Die ersten Skizzen zu »Hoffmanns Erzählungen« gehen auf das Jahr 1877 zurück. Der Komponist, der in den letzten Jahren seines Lebens durch rastlose Arbeit und finanzielle Sorgen seine Gesundheit untergraben hatte, widmete sich fieberhaft der Fertigstellung seiner letzten Oper, von der er sich die Krönung seines Lebenswerks erwartete. Sein sehnlichster Wunsch, die Uraufführung zu erleben, war ihm jedoch nicht vergönnt. Am 4. Oktober 1880 schloss Offenbach die Überprüfung seines Manuskripts ab. Er hatte es als klavierauszugähnliches Particell angelegt, in dem die Instrumentation mit großer Gewissenhaftigkeit angedeutet war. In der Nacht vom 4. auf den 5. Oktober starb Jacques Offenbach.
Ernest Guiraud instrumentierte die Oper nach Offenbachs Hinweisen. Am 10. Februar 1881 fand in Anwesenheit der Spitzen des französischen Staates und wichtiger Repräsentanten des internationalen Kulturlebens die Uraufführung von »Hoffmanns Erzählungen« an der Pariser Opera Comique statt. Den in Venedig spielenden Giulietta-Akt ließ man weg, da befürchtet wurde, das Werk sei zu lang. Um die Barkarole zu retten, wurde der Antonia-Akt nach Venedig verlegt. Trotz dieser Verstümmelung war der Beifall für das Werk und die Sänger enthusiastisch.

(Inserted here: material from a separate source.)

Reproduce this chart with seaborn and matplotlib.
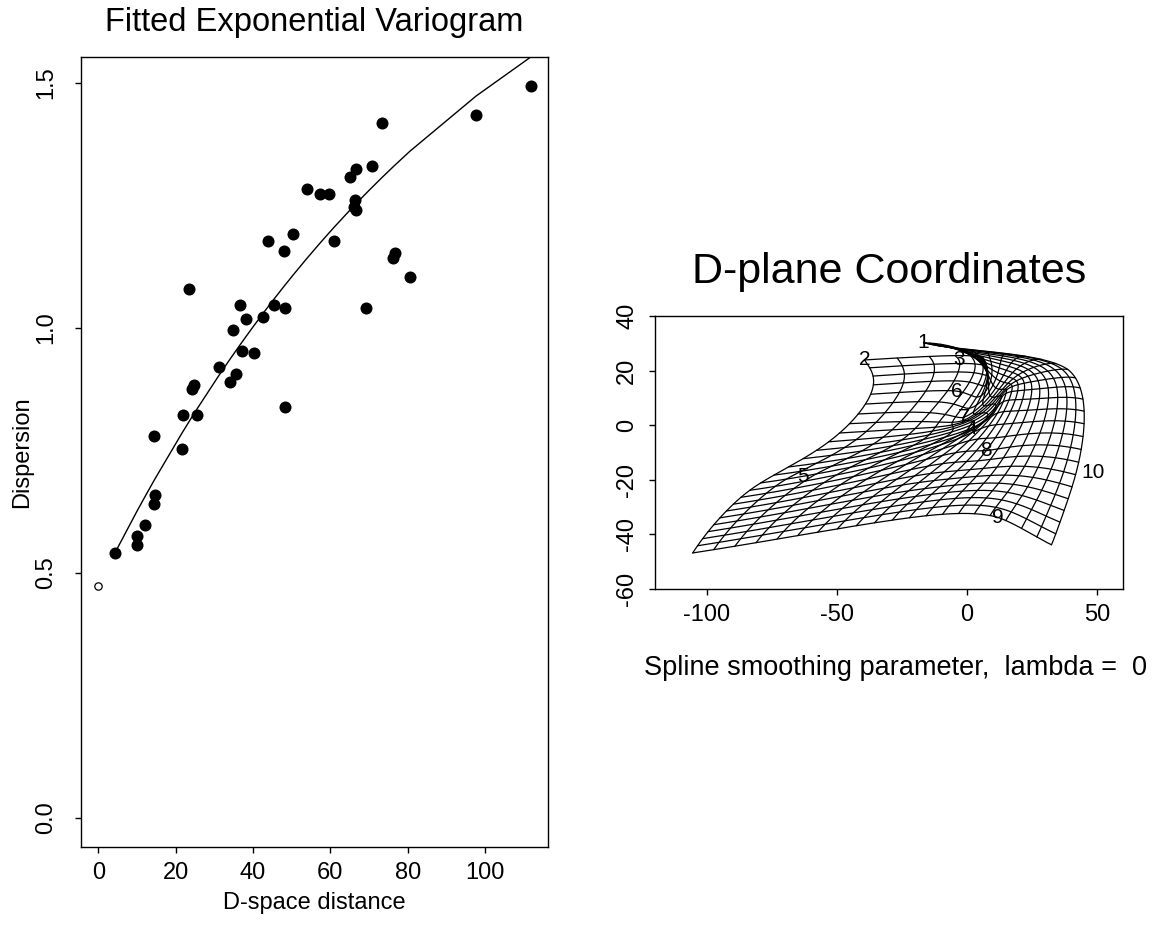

Noch im gleichen Jahr folgten 100 weitere Aufführungen. Am 7. Dezember 1881 fand in Wien die Erstaufführung in deutscher Sprache statt. Am Tag darauf brannte das Ringtheater ab. Hunderte von Menschen starben. Seither galt die Oper bei den abergläubischen Theaterleuten als »Unglückswerk«.
Erst nach der Wiederaufführung im Jahr 1895 in Berlin, die 400 Wiederholungen erlebte, setzte sich das Werk endgültig durch.